Turkish man keeps grandfather’s 200-year-old legacy mill alive

In the Çatalpınar district of northern Turkey’s Ordu, 61-year-old Ramadan Sarıdiken continues to serve his community by operating the four-stone water mill believed to have been established 200 years ago, a family treasure he inherited from his grandfather.

The mill was purchased and renovated in 1960 by Mustafa Sarıdiken, Ramadan Sarıdiken’s grandfather.

Ramadan Sarıdiken, the third generation operator of the family, who worked in the mill with his grandfather during his childhood, continues to serve the residents of the district with the mill’s traditional methods despite the developing technology.

Ramadan Sarıdiken told Anadolu Agency (AA) that the mill is about 200 years old and that they continue to grind flour with the four stones.

Reminiscing about his time at the mill as a child, he said: “In those years, people used to wait in line here, it was crowded. There was a lot of corn, in fact, one of the mills would grind wheat and the others corn.”

Corn meal ground at Ramadan Sarıdiken's mill in the Çatalpınar district Ordu, Turkey, Jan. 9, 2022. (AA Photo)
Corn meal ground at Ramadan Sarıdiken’s mill in the Çatalpınar district Ordu, Turkey, Jan. 9, 2022. (AA Photo)

Ramadan Sarıdiken, a father of five children, said several workers were employed in the mill during his grandfather’s time.

“We would also help. We would change our miller at night because it would be very busy. So 100 to 150 people would wait in line. We used to grind at night through to the morning; in fact, even people who couldn’t (get what they wanted due to the long line) would help us (grind).”

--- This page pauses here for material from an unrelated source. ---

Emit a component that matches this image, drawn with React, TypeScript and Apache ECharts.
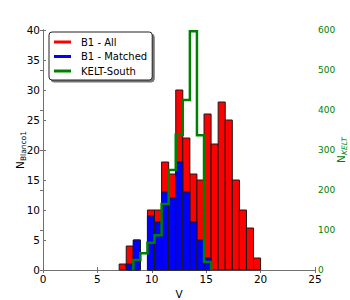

Sarıdiken, who is also a tradesperson in the district, drew attention to the fact that they kept the mill running to preserve it and keep the tradition alive.

“We work on Tuesdays, once a week. The market here is set up on that day. On Tuesdays, marketers bring corn from their villages. They grind it and take it in the evening. Now we only grind corn,” he said.

Ramadan Sarıdiken's mill can be seen in the Çatalpınar district Ordu, Turkey, Jan. 9, 2022. (AA Photo)
Ramadan Sarıdiken’s mill can be seen in the Çatalpınar district Ordu, Turkey, Jan. 9, 2022. (AA Photo)

Sarıdiken explained that four stones were hardly enough to carry out the work in the mill in the past years. “It was made with four stones because there was that much water. Now, there is less water and less work. Now, we are turning two stones. We continue milling in this way.”

He stated that he is the third generation in the profession and that his son and nephew are being raised as the fourth generation. “I will continue as long as I live. I don’t know what the next fourth generation will do. We will advise them to continue. We will do our best to ensure that it is not shut down.”

Çatalpınar Mayor Ahmet Türe said that he remembers the days when those who wanted to turn corn into flour at the mill were given appointments for following weeks.

Türe also referred to the importance of maintaining the historical place.

“Now, four of the stones do not grind (all the time), but at least one stone grinds on certain days of the week. So, the citizens can take care of their needs.”

Türe stated that the wooden materials used in the mill were estimated to be 150 years old and that there is no other mill with four stones in the vicinity.

Türe emphasized that in the past work at the mill was busy, someone would be there to work with the stones day and night.

“The flavor of the products that come out of these stones is really something else,” he said. “We also need to keep our history alive. We need to pass it on to future generations.”